Senkung der Mehrwertsteuer: Was bringt's?

Von Juli an wird nach dem Plan der Bundesregierung weniger Mehrwertsteuer fällig: Sie soll für ein halbes Jahr von 19 auf 16 Prozent sinken, beim ermäßigten Satz von 7 auf 5 Prozent. Das soll die Wirtschaft ankurbeln, die durch die Corona-Krise stark gelitten hat. Doch was bringt die Senkung wirklich - und bedeutet sie auch niedrigere Preise für Kunden? In zahlreichen Branchen lautet die Antwort: Nein. Das liegt unter anderem daran, dass die Anpassung der einzelnen Preise enorm aufwendig wäre.
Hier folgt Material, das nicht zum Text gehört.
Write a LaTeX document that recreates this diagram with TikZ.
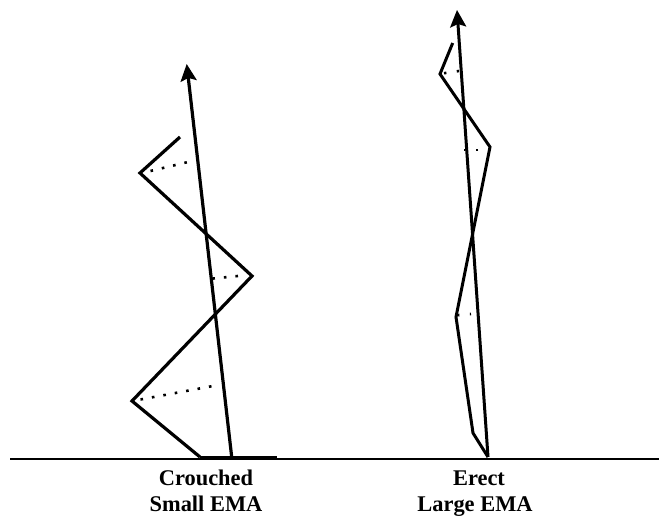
\documentclass[tikz,border=0pt]{standalone}
\usepackage{fontspec}
\setmainfont{Liberation Serif}
\usetikzlibrary{arrows.meta}

\tikzset{
  limb/.style={line width=3.2bp, line join=miter, line cap=butt},
  loadline/.style={line width=3.2bp, -{Stealth[length=17bp, width=16bp, inset=3bp]}},
  momentarm/.style={line width=2.6bp, line cap=butt, dash pattern=on 2.6bp off 9bp},
  groundline/.style={line width=2.6bp},
  caption/.style={font=\fontsize{22.5}{26}\selectfont\bfseries, anchor=base, inner sep=0pt}
}

\begin{document}
\begin{tikzpicture}[x=1bp, y=-1bp]
  \useasboundingbox (0,0) rectangle (659,519);
  \fill[white] (0,0) rectangle (659,519);

  % ground
  \coordinate (g0) at (10,459);
  \coordinate (g1) at (659,459);
  \draw[groundline] (g0) -- (g1);

  % ---- crouched posture ----
  \coordinate (cA) at (231.7,457);   % base of ground reaction line
  \coordinate (cT) at (186.7,64);    % tip of ground reaction line
  \coordinate (c1) at (180,137);     % trunk end
  \coordinate (c2) at (140,173);     % hip
  \coordinate (c3) at (252,276);     % knee
  \coordinate (c4) at (132,401);     % ankle
  \coordinate (c5) at (200,457);     % heel
  \coordinate (cF) at (277,457);     % toe

  \draw[limb] (c1) -- (c2) -- (c3) -- (c4) -- (c5);
  \draw[limb, line width=2.6bp] (c5) -- (cF);
  \draw[loadline] (cA) -- (cT);

  % moment arms
  \coordinate (ch0) at (150.5,171);
  \coordinate (ch1) at (188,162);
  \draw[momentarm] (ch0) -- (ch1);
  \coordinate (ck0) at (238,276);
  \coordinate (ck1) at (213,278.5);
  \draw[momentarm] (ck0) -- (ck1);
  \coordinate (ca0) at (140.5,399.5);
  \coordinate (ca1) at (213,386);
  \draw[momentarm] (ca0) -- (ca1);

  % ---- erect posture ----
  \coordinate (eA) at (488,457);
  \coordinate (eT) at (457,10);
  \coordinate (e1) at (452.7,43);
  \coordinate (e2) at (440,74);
  \coordinate (e3) at (490,147);
  \coordinate (e4) at (456,317);
  \coordinate (e5) at (473,433);

  \draw[limb, line width=3bp] (e1) -- (e2) -- (e3) -- (e4) -- (e5) -- (eA);
  \draw[loadline, line width=3bp] (eA) -- (eT);

  \coordinate (eh0) at (444,73.2);
  \coordinate (eh1) at (459,71);
  \draw[momentarm, dash pattern=on 2.4bp off 10.5bp] (eh0) -- (eh1);
  \coordinate (ek0) at (478,150);
  \coordinate (ek1) at (464,150);
  \draw[momentarm, dash pattern=on 2.4bp off 10.5bp] (ek0) -- (ek1);
  \coordinate (ea0) at (457,315.2);
  \coordinate (ea1) at (471,314);
  \draw[momentarm, dash pattern=on 2.4bp off 10.5bp] (ea0) -- (ea1);

  % captions
  \node[caption] (crouch) at (206,485) {Crouched};
  \node[caption] (small)  at (206,511.5) {Small EMA};
  \node[caption] (erect)  at (479,485) {Erect};
  \node[caption] (large)  at (475,511.5) {Large EMA};
\end{tikzpicture}
\end{document}
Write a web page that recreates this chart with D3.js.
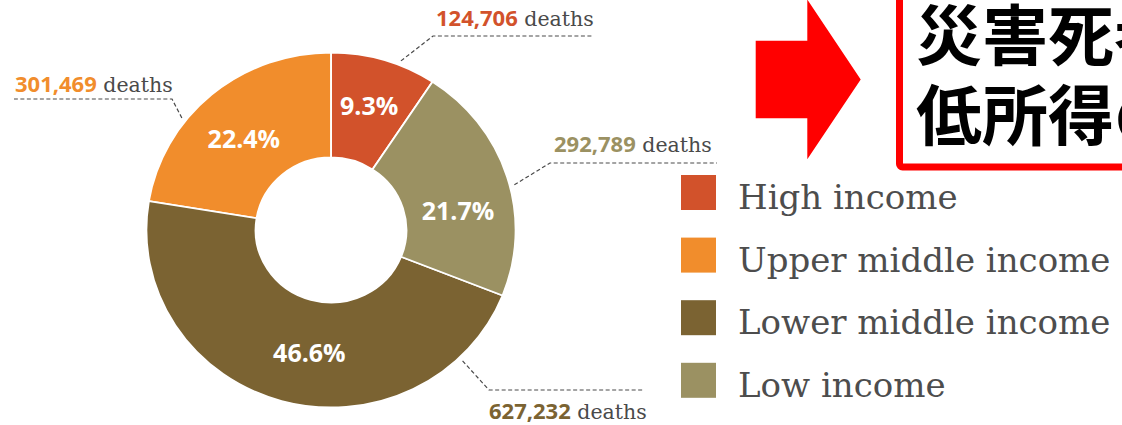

Gastronomie: Senkung weiterzugeben, lohnt sich nicht
Da sind zum Beispiel die Gastronomen und Hoteliers: Viele von ihnen wollen die gesunkene Mehrwertsteuer nicht an die Kunden weitergeben, berichtet NDR 1 Niedersachsen. Das Geld solle vielmehr dazu genutzt werden, die Einnahmeverluste der vergangenen Wochen abzumildern, heißt es vom Hotel- und Gaststättenverband (Dehoga) Niedersachsen. Neun Cent weniger für ein Bier, 30 Cent für eine Pizza: Dafür lohne es sich auch nicht, die Speisekarten umzuschreiben, sagte Vizepräsidentin Birgit Kolb-Binder.
IHK: Unternehmen haben viele Fragen
Kassensysteme umzustellen und Preise neu auszuzeichnen sei personalintensiv und teuer, sagte auch Carola Havekost, Geschäftsführerin der Oldenburgischen Industrie- und Handelskammer (IHK) für Tourismus und Handel. Die Kassen müssten oft von externen Firmen umgestellt werden - und im Januar dann erneut, wenn die Phase der gesenkten Mehrwertsteuer vorbei ist. Jeder Betrieb müsse selbst entscheiden, ob er die Einnahmen aus der gesunkenen Mehrwertsteuer nutzt, um Löcher zu stopfen, oder ob er das Geld an die Kunden weiterreicht. Havekost stellt dabei eine große Unsicherheit fest: In diesen Tagen hätten die Unternehmen viele Fragen, das Telefon stehe nicht still. Dabei geht es den Angaben zufolge um ganz praktische Fragen: Was wird aus Gutscheinen, aus Leasing-Verträgen oder auch aus angezahlten, aber noch nicht gelieferten Waren?
Roßmann: "Gießkannenprinzip" ist falscher Weg
Die großen Discounter-Ketten haben schon angekündigt, die Preise ab Juli zu senken, wie NDR 1 Niedersachsen weiter berichtet. Raoul Roßmann, Junior-Chef der Drogeriekette Rossmann aus Burgwedel (Region Hannover), übt im "Handelsblatt" jedoch Kritik an der Maßnahme. Von ihr werde kein wirklicher Impuls ausgehen, glaubt er. "Die Steuersenkung fördert nach dem Gießkannenprinzip, statt die Unternehmen zu stützen, die wirklich in Not sind", sagte Roßmann zudem. Sinnvoller wäre seiner Ansicht nach eine stärkere Mehrwertsteuersenkung für wirklich betroffene Branchen - und generell keine Förderung des Online-Handels.